Copy exactly the lines that run from the top of the listing to the line containing "import numpy as np", both ends included, and omit the pictures.

→ Source data
%%
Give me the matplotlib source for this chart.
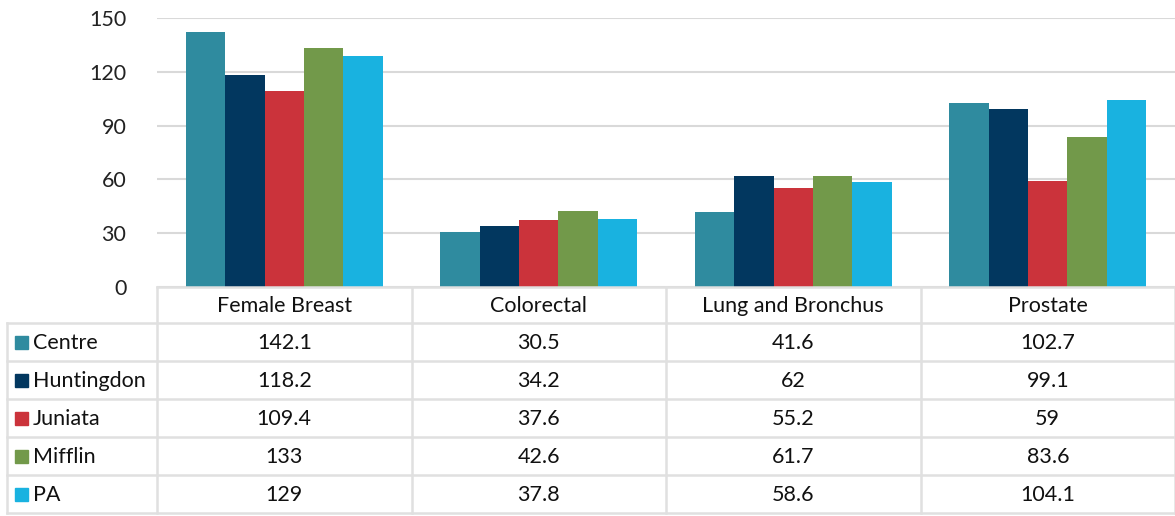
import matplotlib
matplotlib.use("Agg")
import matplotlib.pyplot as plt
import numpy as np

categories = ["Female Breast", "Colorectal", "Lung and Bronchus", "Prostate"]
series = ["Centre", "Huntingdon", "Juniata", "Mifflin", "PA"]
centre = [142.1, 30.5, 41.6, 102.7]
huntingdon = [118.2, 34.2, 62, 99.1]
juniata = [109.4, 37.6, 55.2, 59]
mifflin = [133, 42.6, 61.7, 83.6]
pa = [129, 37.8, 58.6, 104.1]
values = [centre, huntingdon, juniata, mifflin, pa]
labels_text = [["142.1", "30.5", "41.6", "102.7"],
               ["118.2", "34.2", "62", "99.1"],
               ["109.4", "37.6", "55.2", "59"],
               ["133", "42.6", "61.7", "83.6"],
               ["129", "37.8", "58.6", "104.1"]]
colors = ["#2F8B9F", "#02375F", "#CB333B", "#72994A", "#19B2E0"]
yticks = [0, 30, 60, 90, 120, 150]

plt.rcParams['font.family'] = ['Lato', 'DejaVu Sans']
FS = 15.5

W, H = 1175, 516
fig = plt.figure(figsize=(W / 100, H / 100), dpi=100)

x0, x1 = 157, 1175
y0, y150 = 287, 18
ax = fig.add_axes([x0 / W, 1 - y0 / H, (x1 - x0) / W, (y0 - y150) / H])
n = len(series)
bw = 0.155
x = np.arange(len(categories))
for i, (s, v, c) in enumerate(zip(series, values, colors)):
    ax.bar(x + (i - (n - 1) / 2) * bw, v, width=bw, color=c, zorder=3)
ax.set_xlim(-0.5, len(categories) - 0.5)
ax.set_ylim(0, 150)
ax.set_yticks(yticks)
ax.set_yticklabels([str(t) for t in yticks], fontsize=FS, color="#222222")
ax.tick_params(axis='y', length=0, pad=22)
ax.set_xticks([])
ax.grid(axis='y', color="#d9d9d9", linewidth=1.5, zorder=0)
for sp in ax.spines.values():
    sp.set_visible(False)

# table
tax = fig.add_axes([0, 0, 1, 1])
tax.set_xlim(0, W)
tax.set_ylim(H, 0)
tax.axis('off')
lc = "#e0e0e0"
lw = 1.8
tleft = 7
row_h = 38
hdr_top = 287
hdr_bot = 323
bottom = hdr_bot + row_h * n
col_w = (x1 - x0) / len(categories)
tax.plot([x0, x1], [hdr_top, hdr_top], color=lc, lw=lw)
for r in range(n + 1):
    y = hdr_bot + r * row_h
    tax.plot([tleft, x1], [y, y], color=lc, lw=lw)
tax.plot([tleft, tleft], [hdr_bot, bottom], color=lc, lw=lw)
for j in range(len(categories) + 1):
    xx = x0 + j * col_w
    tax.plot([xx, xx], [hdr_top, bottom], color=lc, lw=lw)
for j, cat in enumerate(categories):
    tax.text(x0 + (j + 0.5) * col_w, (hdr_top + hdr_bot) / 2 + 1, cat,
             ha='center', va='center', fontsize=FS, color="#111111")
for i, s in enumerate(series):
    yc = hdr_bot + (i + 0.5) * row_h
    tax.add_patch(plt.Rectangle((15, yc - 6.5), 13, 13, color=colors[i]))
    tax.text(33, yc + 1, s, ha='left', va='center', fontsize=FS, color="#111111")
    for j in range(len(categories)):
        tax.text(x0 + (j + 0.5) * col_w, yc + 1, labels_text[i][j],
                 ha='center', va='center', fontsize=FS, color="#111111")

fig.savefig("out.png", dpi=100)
%%
→ The completed task
Give me the matplotlib source for this chart.
import matplotlib
matplotlib.use("Agg")
import matplotlib.pyplot as plt
import numpy as np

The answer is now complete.